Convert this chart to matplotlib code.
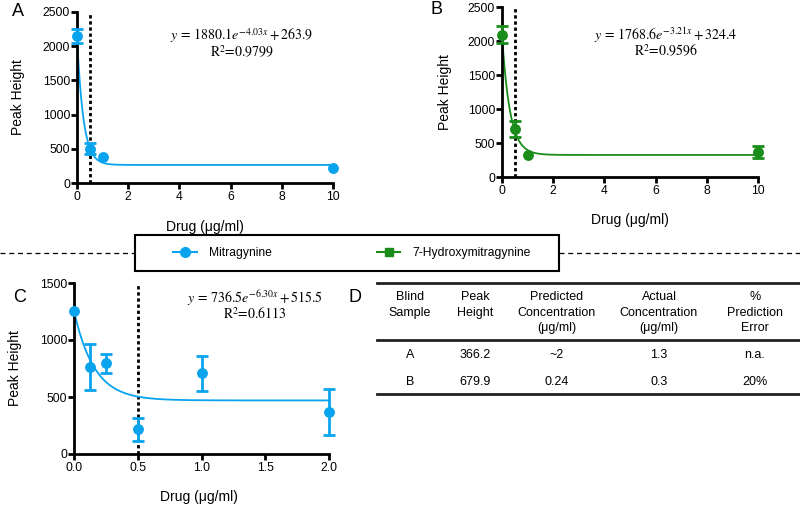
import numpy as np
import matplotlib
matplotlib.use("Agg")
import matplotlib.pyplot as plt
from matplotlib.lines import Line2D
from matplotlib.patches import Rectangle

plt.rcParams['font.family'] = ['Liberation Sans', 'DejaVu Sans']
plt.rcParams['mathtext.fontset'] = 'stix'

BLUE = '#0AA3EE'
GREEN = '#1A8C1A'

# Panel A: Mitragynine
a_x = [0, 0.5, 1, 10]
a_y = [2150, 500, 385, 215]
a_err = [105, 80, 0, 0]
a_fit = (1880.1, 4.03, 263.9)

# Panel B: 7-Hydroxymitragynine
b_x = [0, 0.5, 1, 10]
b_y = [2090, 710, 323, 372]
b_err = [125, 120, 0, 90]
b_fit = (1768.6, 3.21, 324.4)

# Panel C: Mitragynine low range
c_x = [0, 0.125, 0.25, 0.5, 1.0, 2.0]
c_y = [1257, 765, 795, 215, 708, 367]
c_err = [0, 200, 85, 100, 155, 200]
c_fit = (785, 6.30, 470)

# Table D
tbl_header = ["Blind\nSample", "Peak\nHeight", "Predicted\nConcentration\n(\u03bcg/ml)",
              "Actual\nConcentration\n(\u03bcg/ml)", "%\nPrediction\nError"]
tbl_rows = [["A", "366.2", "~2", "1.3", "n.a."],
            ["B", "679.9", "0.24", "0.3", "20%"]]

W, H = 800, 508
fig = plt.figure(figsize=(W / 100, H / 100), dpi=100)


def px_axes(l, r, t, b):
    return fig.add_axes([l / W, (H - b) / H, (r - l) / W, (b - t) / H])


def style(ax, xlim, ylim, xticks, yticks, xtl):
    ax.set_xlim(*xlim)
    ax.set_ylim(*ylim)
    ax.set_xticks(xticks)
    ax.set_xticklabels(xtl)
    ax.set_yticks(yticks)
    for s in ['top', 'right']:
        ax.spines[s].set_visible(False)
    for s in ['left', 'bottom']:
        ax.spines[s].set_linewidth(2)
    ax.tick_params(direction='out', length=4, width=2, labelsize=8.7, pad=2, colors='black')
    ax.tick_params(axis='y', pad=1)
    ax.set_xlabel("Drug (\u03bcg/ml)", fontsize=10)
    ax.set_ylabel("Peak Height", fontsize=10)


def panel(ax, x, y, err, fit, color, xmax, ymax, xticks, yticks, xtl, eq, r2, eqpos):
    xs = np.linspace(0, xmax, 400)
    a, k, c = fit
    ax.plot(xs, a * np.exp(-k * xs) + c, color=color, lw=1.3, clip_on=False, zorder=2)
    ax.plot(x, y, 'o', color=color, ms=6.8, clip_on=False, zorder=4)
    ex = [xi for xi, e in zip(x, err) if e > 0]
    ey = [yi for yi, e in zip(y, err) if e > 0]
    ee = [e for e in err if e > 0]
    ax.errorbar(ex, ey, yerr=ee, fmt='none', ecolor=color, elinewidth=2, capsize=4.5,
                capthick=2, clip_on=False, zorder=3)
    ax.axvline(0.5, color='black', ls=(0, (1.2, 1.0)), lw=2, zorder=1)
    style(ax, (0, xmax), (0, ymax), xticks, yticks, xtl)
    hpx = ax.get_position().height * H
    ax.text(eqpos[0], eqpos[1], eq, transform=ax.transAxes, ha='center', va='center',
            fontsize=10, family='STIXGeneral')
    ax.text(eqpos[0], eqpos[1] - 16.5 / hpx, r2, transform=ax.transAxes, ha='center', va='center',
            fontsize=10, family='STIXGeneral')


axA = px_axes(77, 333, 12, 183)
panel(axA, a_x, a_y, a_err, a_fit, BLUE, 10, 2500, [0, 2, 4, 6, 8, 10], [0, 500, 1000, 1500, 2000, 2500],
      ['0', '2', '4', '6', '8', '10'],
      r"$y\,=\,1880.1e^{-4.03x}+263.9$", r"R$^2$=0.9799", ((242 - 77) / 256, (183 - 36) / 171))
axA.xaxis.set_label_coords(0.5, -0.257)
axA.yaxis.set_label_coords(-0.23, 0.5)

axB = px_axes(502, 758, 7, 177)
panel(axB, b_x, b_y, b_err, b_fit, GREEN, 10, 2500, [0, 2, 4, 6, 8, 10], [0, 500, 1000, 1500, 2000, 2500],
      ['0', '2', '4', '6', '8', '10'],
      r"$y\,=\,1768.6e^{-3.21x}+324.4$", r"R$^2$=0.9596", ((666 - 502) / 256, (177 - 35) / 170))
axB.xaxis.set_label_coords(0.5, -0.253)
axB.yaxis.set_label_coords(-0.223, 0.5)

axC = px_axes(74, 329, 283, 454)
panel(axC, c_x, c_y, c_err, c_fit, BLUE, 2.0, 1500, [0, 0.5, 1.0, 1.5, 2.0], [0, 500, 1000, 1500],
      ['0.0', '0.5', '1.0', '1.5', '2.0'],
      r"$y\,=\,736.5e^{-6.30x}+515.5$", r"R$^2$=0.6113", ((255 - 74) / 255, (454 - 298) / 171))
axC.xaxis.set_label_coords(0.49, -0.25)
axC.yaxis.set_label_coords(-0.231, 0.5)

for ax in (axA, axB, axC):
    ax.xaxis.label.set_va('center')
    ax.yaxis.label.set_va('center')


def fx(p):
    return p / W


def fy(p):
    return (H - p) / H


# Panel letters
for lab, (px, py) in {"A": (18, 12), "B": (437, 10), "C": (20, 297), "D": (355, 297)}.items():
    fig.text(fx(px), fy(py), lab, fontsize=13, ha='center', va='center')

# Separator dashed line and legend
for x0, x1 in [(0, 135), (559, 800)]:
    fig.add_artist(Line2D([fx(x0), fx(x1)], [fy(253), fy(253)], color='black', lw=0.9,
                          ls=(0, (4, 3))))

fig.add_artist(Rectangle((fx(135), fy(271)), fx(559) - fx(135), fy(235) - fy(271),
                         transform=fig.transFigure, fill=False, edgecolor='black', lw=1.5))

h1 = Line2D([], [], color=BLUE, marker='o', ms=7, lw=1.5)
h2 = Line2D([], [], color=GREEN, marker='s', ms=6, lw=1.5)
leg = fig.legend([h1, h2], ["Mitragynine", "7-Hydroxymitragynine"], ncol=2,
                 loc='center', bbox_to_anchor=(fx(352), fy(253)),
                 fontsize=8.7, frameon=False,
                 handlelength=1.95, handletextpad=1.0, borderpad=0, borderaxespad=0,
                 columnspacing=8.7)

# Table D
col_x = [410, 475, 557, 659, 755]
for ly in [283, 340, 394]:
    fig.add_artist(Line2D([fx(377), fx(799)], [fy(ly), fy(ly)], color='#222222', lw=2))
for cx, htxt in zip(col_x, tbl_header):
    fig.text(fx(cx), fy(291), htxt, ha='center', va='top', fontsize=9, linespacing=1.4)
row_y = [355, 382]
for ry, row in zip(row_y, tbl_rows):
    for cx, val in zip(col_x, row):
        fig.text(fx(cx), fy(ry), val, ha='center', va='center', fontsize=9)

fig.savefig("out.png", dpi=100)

* SHORT TASK:
Everything from the first line of the listing above through the line that contains "c_fit = (785, 6.30, 470)" is to be restated word for word, minus the pictures.

* EXERCISE SOLUTION:
Convert this chart to matplotlib code.
import numpy as np
import matplotlib
matplotlib.use("Agg")
import matplotlib.pyplot as plt
from matplotlib.lines import Line2D
from matplotlib.patches import Rectangle

plt.rcParams['font.family'] = ['Liberation Sans', 'DejaVu Sans']
plt.rcParams['mathtext.fontset'] = 'stix'

BLUE = '#0AA3EE'
GREEN = '#1A8C1A'

# Panel A: Mitragynine
a_x = [0, 0.5, 1, 10]
a_y = [2150, 500, 385, 215]
a_err = [105, 80, 0, 0]
a_fit = (1880.1, 4.03, 263.9)

# Panel B: 7-Hydroxymitragynine
b_x = [0, 0.5, 1, 10]
b_y = [2090, 710, 323, 372]
b_err = [125, 120, 0, 90]
b_fit = (1768.6, 3.21, 324.4)

# Panel C: Mitragynine low range
c_x = [0, 0.125, 0.25, 0.5, 1.0, 2.0]
c_y = [1257, 765, 795, 215, 708, 367]
c_err = [0, 200, 85, 100, 155, 200]
c_fit = (785, 6.30, 470)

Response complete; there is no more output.